Hintergrund: Die Inzidenz des akuten Herzinfarkts nimmt mit dem Alter zu. Gleichzeitig steigt
die Infarktsterblichkeit. In Berlin sind 26% aller Herzinfarktpatienten älter als
75 Jahre, während 53% aller Toten älter als 75 Jahre sind. Ist die Therapie der Infarktpatienten
im Alter den Behandlungsleitlinien und dem hohen Risiko angemessen? Methode: 1999–2003 wurden im Berliner Herzinfarktregister Daten von 5079 Patienten prospektiv
erfasst. 1319 Patienten waren älter als 75 Jahre. Ergebnisse: Die Krankenhaussterblichkeit in der Gesamtgruppe betrug 11,6%. Bei den über-75jährigen
Patienten lag sie mit 23,7% weit über der Sterblichkeit der jüngeren Patienten mit
7,3%. Grosse Unterschiede gab es in der initialen Therapie.
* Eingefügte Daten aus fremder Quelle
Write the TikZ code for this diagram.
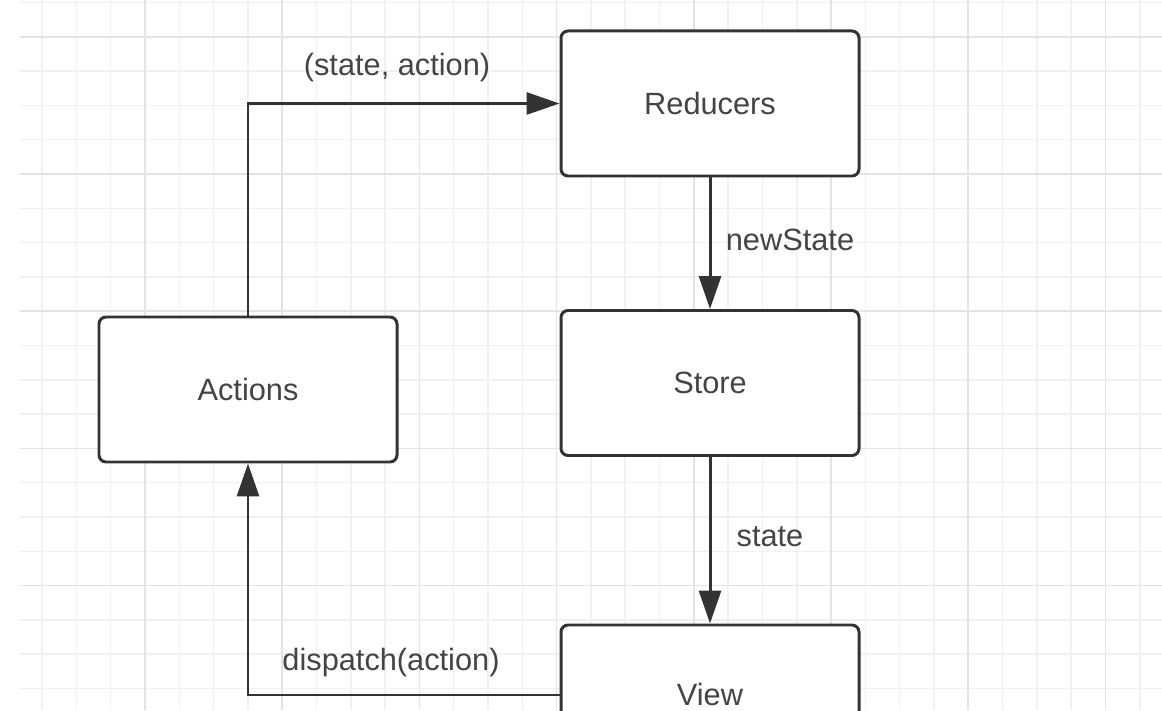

Die Patienten >75 Jahre
erhielten nur zu 39,8% eine wiedereröffnende Therapie des verschlossenen Herzkranzgefäßes
(<=75J.: 71,7%) und nur zu 62,8% Beta-Blocker(<=75J.: 78,3%). Bei den ACE-Hemmern
gab es altersbedingt einen häufigeren Einsatz der ACE-Hemmer bei den älteren Patienten
(>75J.: 57,4%; <=75J.: 54,1%). In einer multivariaten Analyse wurden folgende unabhängige
Einflussfaktoren auf die Krankenhaussterblichkeit bei den Patienten >75 Jahre ermittelt:
Alter in Jahren (OR=1,06), manifeste Herzinsuffizienz (OR=2,38), prästationäre Reanimation
(OR=10,6) und kardiogener Schock (OR=2,73) bei Aufnahme, Aufnahme in ein Krankenhaus
mit >600 Betten (OR=0,64) und Prähospitalzeit >12h (OR=1,68), ST-Hebungsinfarkt im
initialen EKG (OR=2,09), Reperfusionstherapie (OR=0,64) und initiale Gabe von Beta-Blockern
(OR=0,47) und ACE-Hemmern (OR=0,49). Diskussion: Infarktpatienten >75 Jahre werden weniger nach Leitlinien behandelt als jüngere Patienten.
Sie erhalten seltener initial eine wiedereröffnende Therapie und Beta-Blocker. Diese
Unterversorgung könnte zur schlechteren Prognose der älteren Infarktpatienten beitragen.